Comment on The Absolute Minimum Every Software Developer Must Know About Unicode in 2023 (Still No Excuses!)
abhibeckert@lemmy.world 1 year ago
Check out this comparison of four programming languages:
Python 3:
len(“🤦🏼♂️”)
5
JavaScript / Java / C#:
“🤦🏼♂️”.length
7
Rust:
println!(“{}”, “🤦🏼♂️”.len());
17
Swift:
print(“🤦🏼♂️”.count)
1
Walnut356@programming.dev 1 year ago
That depends on your definition of correct lmao. Rust explicitly counts unicode scalar values, because that’s the length of the raw bytes contained in the string. There are many times where that value is more useful than the grapheme count.
Black616Angel@feddit.de 1 year ago
And rust also has the “🤦”.chars().count() which returns 1.
I would rather argue that rust should not have a simple len function for strings, but since str is only a byte slice it works that way.
Also also the len function clearly states:
lemmyvore@feddit.nl 1 year ago
None of these languages should have generic len() or size() for strings, come to think of it. It should always be something explicit like bytes() or chars() or graphemes(). But they’re there for legacy reasons.
Knusper@feddit.de 1 year ago
That Rust function returns the number of codepoints, not the number of graphemes, which is rarely useful. You need to use a facepalm emoji with skin color modifiers to see the difference.
The way to get a proper grapheme count in Rust is e.g. via this library: crates.io/crates/unicode-segmentation
Djehngo@lemmy.world 1 year ago
Makes sense, the code-points split is stable; meaning it’s fine to put in the standard library, the grapheme split changes every year so the volatility is probably better off in a crate.

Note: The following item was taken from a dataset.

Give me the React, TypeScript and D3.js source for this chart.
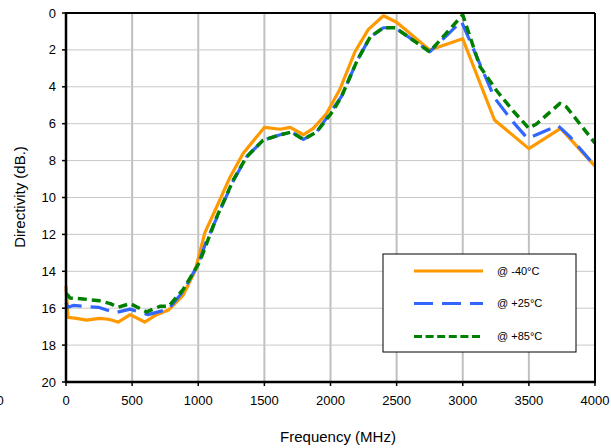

Knusper@feddit.de 1 year ago
Yeah, and as much as I understand the article saying there should be an easily accessible method for grapheme count, it’s also kind of mad to put something like this into a stdlib.
Its behaviour will break with each new Unicode standard. And you’d have to upgrade the whole stdlib to keep up-to-date with the newest Unicode standards.
ono@lemmy.ca 1 year ago
It might make more sense to expose a standard library API for unicode data provided by (and updated with) the operating system. Something like the time zone database.